In the car park, local teenager Ben McDonald is guiding cars to available spots before the concert starts. For months, the 19-year-old has been practising piano for nine hours a day, preparing for his audition to the Elder Conservatorium of Music in Adelaide, where Shamray teaches. His dream is to become Shamray’s student. He’s close. “It’s all because of Ian Lucas,” McDonald says. “It’s all because of this place.”

Lucas’s concert hall is a room full of natural light with large windows framing the rainforest behind. In it are two pianos — an Emerald Series Model B Classic Steinway and a Kawai baby grand — nested together, encircled by 150 chairs. No chair is more than 10 metres from the pianos, some as close as two. It’s an unusual world-class venue in that the bird­song is almost as loud as the chatter from the crowd. It is strikingly intimate.

Lucas, 65, bought the Montville property with a dream to build a performance venue for both international artists and young, talented musicians. He wanted to make a place for music that wasn’t about mega performances but something akin to hausmusik, the predominately German tradition of amateur and professional musicmaking in the family home.

“House concerts — chamber music — used to be completely normal,” says Lucas. “Chopin and Liszt would have played half of their concerts in someone’s home. It wasn’t until venues like London’s Royal Albert Hall were built, with 10,000 seats, when they suddenly realised, well, we can make more money out of this. But normally, it was always done in a small setting.”

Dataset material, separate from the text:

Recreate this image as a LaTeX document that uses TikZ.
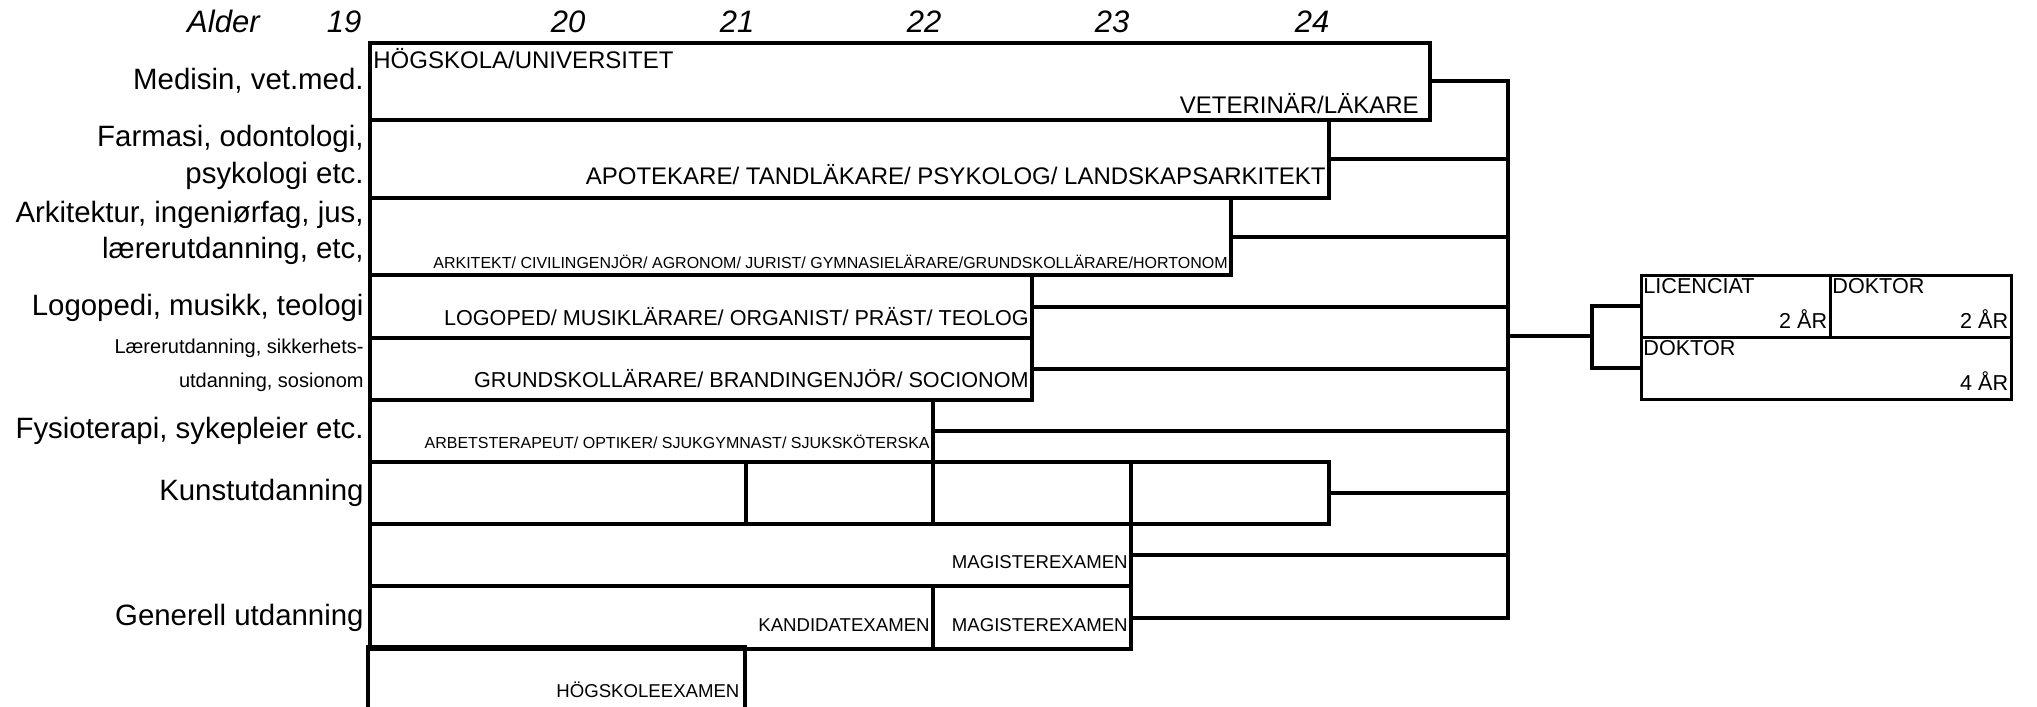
\documentclass[tikz,border=0pt]{standalone}
\usepackage{fontspec}
\setmainfont{Liberation Sans}
\usetikzlibrary{positioning}
\tikzset{
    rowbox/.style 2 args={draw,line width=2pt,anchor=north west,inner sep=0pt,minimum width=#1*0.5pt,minimum height=#2*0.5pt},
    rbox/.style 2 args={draw,line width=1.3pt,anchor=north west,inner sep=0pt,minimum width=#1*0.5pt,minimum height=#2*0.5pt},
    link/.style={line width=2pt},
    agelabel/.style={anchor=base,inner sep=0pt,font=\fontsize{15.5}{18}\selectfont\itshape},
    sidelabel/.style={anchor=base east,inner sep=0pt,font=\fontsize{14.7}{17}\selectfont},
    sidesmall/.style={anchor=base east,inner sep=0pt,font=\fontsize{10}{12}\selectfont},
    headtext/.style={anchor=north west,inner sep=0pt,font=\fontsize{12}{14}\selectfont},
    endtext/.style={anchor=base east,inner sep=0pt,xshift=-2.5pt,yshift=4.5pt},
    bigtext/.style={font=\fontsize{12}{14}\selectfont},
    midtext/.style={font=\fontsize{10.8}{13}\selectfont},
    smalltext/.style={font=\fontsize{8}{9}\selectfont},
    examtext/.style={font=\fontsize{9.3}{11}\selectfont},
    rtop/.style={anchor=north west,inner sep=0pt,font=\fontsize{10.8}{13}\selectfont},
    rend/.style={anchor=base east,inner sep=0pt,xshift=-2pt,yshift=5pt,font=\fontsize{10.8}{13}\selectfont}
}
\begin{document}
\begin{tikzpicture}[x=0.5pt,y=-0.5pt]
\useasboundingbox (0,0) rectangle (2037,706);
% ages
\node[agelabel,anchor=base east] (alder) at (260,33) {Alder};
\node[agelabel] (a19) at (344,33) {19};
\node[agelabel] (a20) at (568,33) {20};
\node[agelabel] (a21) at (737,33) {21};
\node[agelabel] (a22) at (924,33) {22};
\node[agelabel] (a23) at (1112,33) {23};
\node[agelabel] (a24) at (1312,33) {24};
% side labels
\node[sidelabel] (lmed) at (364,90) {Medisin, vet.med.};
\node[sidelabel] (lfarm) at (364,146) {Farmasi, odontologi,};
\node[sidelabel] (lfarmb) at (364,183) {psykologi etc.};
\node[sidelabel] (lark) at (364,222) {Arkitektur, ingeniørfag, jus,};
\node[sidelabel] (larkb) at (364,258) {lærerutdanning, etc,};
\node[sidelabel] (llogo) at (364,315) {Logopedi, musikk, teologi};
\node[sidesmall] (llaer) at (364,353) {Lærerutdanning, sikkerhets-};
\node[sidesmall] (llaerb) at (364,387) {utdanning, sosionom};
\node[sidelabel] (lfys) at (364,438) {Fysioterapi, sykepleier etc.};
\node[sidelabel] (lkunst) at (364,500) {Kunstutdanning};
\node[sidelabel] (lgen) at (364,625) {Generell utdanning};
% rows
\node[rowbox={1060}{77}] (med) at (368,41) {};
\node[rowbox={959}{78}] (farm) at (368,118) {};
\node[rowbox={861}{77}] (ark) at (368,196) {};
\node[rowbox={662}{63}] (logo) at (368,273) {};
\node[rowbox={662}{62}] (laer) at (368,336) {};
\node[rowbox={563}{62}] (fys) at (368,398) {};
\node[rowbox={376}{62}] (kunsta) at (368,460) {};
\node[rowbox={187}{62}] (kunstb) at (744,460) {};
\node[rowbox={198}{62}] (kunstc) at (931,460) {};
\node[rowbox={198}{62}] (kunstd) at (1129,460) {};
\node[rowbox={761}{62}] (mag) at (368,522) {};
\node[rowbox={563}{63}] (kand) at (368,584) {};
\node[rowbox={198}{63}] (magb) at (931,584) {};
\node[anchor=north west,inner sep=0pt,minimum width=188pt,minimum height=29.5pt] (hog) at (368,647) {};
\draw[link] (hog.south west) -- (hog.north west) -- (hog.north east) -- (hog.south east);
% texts in rows
\node[headtext] (thog) at ([shift={(5,7)}]med.north west) {HÖGSKOLA/UNIVERSITET};
\node[endtext,bigtext,xshift=-4pt] (tmed) at (med.south east) {VETERINÄR/LÄKARE};
\node[endtext,bigtext,yshift=3.3pt] (tfarm) at (farm.south east) {APOTEKARE/ TANDLÄKARE/ PSYKOLOG/ LANDSKAPSARKITEKT};
\node[endtext,smalltext] (tark) at (ark.south east) {ARKITEKT/ CIVILINGENJÖR/ AGRONOM/ JURIST/ GYMNASIELÄRARE/GRUNDSKOLLÄRARE/HORTONOM};
\node[endtext,midtext,yshift=2.6pt] (tlogo) at (logo.south east) {LOGOPED/ MUSIKLÄRARE/ ORGANIST/ PRÄST/ TEOLOG};
\node[endtext,midtext,yshift=2.6pt] (tlaer) at (laer.south east) {GRUNDSKOLLÄRARE/ BRANDINGENJÖR/ SOCIONOM};
\node[endtext,smalltext,yshift=3.3pt] (tfys) at (fys.south east) {ARBETSTERAPEUT/ OPTIKER/ SJUKGYMNAST/ SJUKSKÖTERSKA};
\node[endtext,examtext,yshift=5.3pt] (tmag) at (mag.south east) {MAGISTEREXAMEN};
\node[endtext,examtext,yshift=5.3pt] (tkand) at (kand.south east) {KANDIDATEXAMEN};
\node[endtext,examtext,yshift=5.3pt] (tmagb) at (magb.south east) {MAGISTEREXAMEN};
\node[endtext,examtext] (thogex) at (hog.south east) {HÖGSKOLEEXAMEN};
% bracket
\coordinate (brk) at (1508,336);
\coordinate (split) at (1592,336);
\draw[link] (med.east) -- (med.east -| brk) -- (magb.east -| brk) -- (magb.east);
\draw[link] (farm.east) -- (farm.east -| brk);
\draw[link] (ark.east) -- (ark.east -| brk);
\draw[link] (logo.east) -- (logo.east -| brk);
\draw[link] (laer.east) -- (laer.east -| brk);
\draw[link] (fys.east) -- (fys.east -| brk);
\draw[link] (kunstd.east) -- (kunstd.east -| brk);
\draw[link] (mag.east) -- (mag.east -| brk);
\draw[link] (brk) -- (split);
% research
\node[rbox={189}{62}] (lic) at (1640,274) {};
\node[rbox={181}{62}] (dok) at (1829,274) {};
\node[rbox={370}{62}] (dokb) at (1640,336) {};
\draw[link] (lic.west) -- (lic.west -| split) -- (dokb.west -| split) -- (dokb.west);
\node[rtop] (tlic) at ([shift={(3,4)}]lic.north west) {LICENCIAT};
\node[rend] (tlicy) at (lic.south east) {2 ÅR};
\node[rtop] (tdok) at ([shift={(3,4)}]dok.north west) {DOKTOR};
\node[rend] (tdoky) at (dok.south east) {2 ÅR};
\node[rtop] (tdokb) at ([shift={(3,4)}]dokb.north west) {DOKTOR};
\node[rend] (tdokby) at (dokb.south east) {4 ÅR};
\end{tikzpicture}
\end{document}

“You should never have to walk too far to find a piano on a hot day.”

Lucas hosted his first house concert here in 2007, converting what was then a verandah into a 70-seat room after he heard legendary pianist Pascal Rogé was in the country, looking to do some house concerts.

“We’d only just bought the place, but I jumped at the opportunity, booked Pascal, and then encouraged the builders to get the room up in time, so he could come play in it. That’s where it started. And it worked.”

Before long, Lucas wanted more space for the con­certs and built a bigger room, connected to the house, where Shamray will play tonight. Lucas sees small, world-class venues like this as an important tool to support upcoming musicians.

“You know The Three Tenors? Well, they almost wrecked music performance for the average very good player; the very good player who was not a celebrity or a great player. Suddenly all the promoters got in and if you couldn’t sell 10,000 CDs and you couldn’t be broad­cast around the world, if you couldn’t fill the great opera houses or a 10,000-seat auditorium night after night, you weren’t wanted.